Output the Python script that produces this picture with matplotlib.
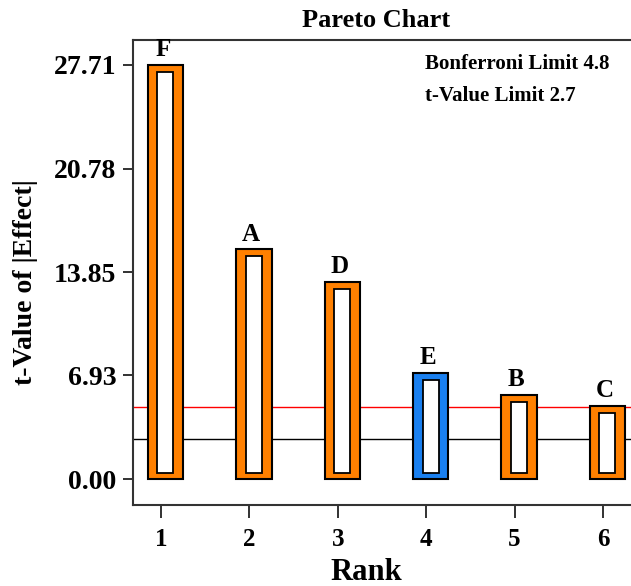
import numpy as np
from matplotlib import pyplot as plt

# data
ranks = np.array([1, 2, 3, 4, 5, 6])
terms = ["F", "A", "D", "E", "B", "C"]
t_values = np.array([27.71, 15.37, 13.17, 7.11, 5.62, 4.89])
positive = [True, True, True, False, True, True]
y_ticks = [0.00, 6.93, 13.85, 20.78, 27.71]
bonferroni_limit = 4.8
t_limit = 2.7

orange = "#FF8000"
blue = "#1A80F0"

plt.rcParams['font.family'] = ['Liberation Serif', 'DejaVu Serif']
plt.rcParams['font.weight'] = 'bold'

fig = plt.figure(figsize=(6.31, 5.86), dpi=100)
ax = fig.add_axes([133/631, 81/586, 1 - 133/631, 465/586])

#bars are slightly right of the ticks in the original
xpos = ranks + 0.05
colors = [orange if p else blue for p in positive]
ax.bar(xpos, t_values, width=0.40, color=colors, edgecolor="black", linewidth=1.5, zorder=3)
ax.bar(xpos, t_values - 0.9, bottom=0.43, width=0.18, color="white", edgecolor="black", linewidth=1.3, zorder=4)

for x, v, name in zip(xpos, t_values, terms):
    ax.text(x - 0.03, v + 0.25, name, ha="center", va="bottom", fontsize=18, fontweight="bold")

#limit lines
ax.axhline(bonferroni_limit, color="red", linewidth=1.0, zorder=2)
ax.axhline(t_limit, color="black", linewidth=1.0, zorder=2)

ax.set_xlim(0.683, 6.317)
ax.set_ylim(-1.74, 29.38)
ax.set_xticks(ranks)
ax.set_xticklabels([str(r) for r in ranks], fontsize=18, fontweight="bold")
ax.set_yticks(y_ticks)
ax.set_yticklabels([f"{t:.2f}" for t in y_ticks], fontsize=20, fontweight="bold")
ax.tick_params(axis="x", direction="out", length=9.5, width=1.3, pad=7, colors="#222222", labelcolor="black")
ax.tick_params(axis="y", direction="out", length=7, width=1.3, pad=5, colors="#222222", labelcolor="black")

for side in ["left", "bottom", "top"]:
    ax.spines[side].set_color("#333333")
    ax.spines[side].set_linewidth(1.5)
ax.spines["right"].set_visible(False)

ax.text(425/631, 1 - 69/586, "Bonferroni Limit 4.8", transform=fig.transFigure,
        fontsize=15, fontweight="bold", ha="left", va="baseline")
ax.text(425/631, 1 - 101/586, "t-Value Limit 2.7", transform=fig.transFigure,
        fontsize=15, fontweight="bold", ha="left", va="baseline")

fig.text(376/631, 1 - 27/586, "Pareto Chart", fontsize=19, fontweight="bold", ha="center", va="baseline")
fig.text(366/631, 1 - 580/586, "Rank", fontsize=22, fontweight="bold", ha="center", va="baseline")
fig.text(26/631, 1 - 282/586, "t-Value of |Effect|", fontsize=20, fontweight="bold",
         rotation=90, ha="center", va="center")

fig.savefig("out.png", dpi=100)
• • • • • • •
Quote the listing above in full, except for the pictures.

*Final result:*
Output the Python script that produces this picture with matplotlib.
import numpy as np
from matplotlib import pyplot as plt

# data
ranks = np.array([1, 2, 3, 4, 5, 6])
terms = ["F", "A", "D", "E", "B", "C"]
t_values = np.array([27.71, 15.37, 13.17, 7.11, 5.62, 4.89])
positive = [True, True, True, False, True, True]
y_ticks = [0.00, 6.93, 13.85, 20.78, 27.71]
bonferroni_limit = 4.8
t_limit = 2.7

orange = "#FF8000"
blue = "#1A80F0"

plt.rcParams['font.family'] = ['Liberation Serif', 'DejaVu Serif']
plt.rcParams['font.weight'] = 'bold'

fig = plt.figure(figsize=(6.31, 5.86), dpi=100)
ax = fig.add_axes([133/631, 81/586, 1 - 133/631, 465/586])

#bars are slightly right of the ticks in the original
xpos = ranks + 0.05
colors = [orange if p else blue for p in positive]
ax.bar(xpos, t_values, width=0.40, color=colors, edgecolor="black", linewidth=1.5, zorder=3)
ax.bar(xpos, t_values - 0.9, bottom=0.43, width=0.18, color="white", edgecolor="black", linewidth=1.3, zorder=4)

for x, v, name in zip(xpos, t_values, terms):
    ax.text(x - 0.03, v + 0.25, name, ha="center", va="bottom", fontsize=18, fontweight="bold")

#limit lines
ax.axhline(bonferroni_limit, color="red", linewidth=1.0, zorder=2)
ax.axhline(t_limit, color="black", linewidth=1.0, zorder=2)

ax.set_xlim(0.683, 6.317)
ax.set_ylim(-1.74, 29.38)
ax.set_xticks(ranks)
ax.set_xticklabels([str(r) for r in ranks], fontsize=18, fontweight="bold")
ax.set_yticks(y_ticks)
ax.set_yticklabels([f"{t:.2f}" for t in y_ticks], fontsize=20, fontweight="bold")
ax.tick_params(axis="x", direction="out", length=9.5, width=1.3, pad=7, colors="#222222", labelcolor="black")
ax.tick_params(axis="y", direction="out", length=7, width=1.3, pad=5, colors="#222222", labelcolor="black")

for side in ["left", "bottom", "top"]:
    ax.spines[side].set_color("#333333")
    ax.spines[side].set_linewidth(1.5)
ax.spines["right"].set_visible(False)

ax.text(425/631, 1 - 69/586, "Bonferroni Limit 4.8", transform=fig.transFigure,
        fontsize=15, fontweight="bold", ha="left", va="baseline")
ax.text(425/631, 1 - 101/586, "t-Value Limit 2.7", transform=fig.transFigure,
        fontsize=15, fontweight="bold", ha="left", va="baseline")

fig.text(376/631, 1 - 27/586, "Pareto Chart", fontsize=19, fontweight="bold", ha="center", va="baseline")
fig.text(366/631, 1 - 580/586, "Rank", fontsize=22, fontweight="bold", ha="center", va="baseline")
fig.text(26/631, 1 - 282/586, "t-Value of |Effect|", fontsize=20, fontweight="bold",
         rotation=90, ha="center", va="center")

fig.savefig("out.png", dpi=100)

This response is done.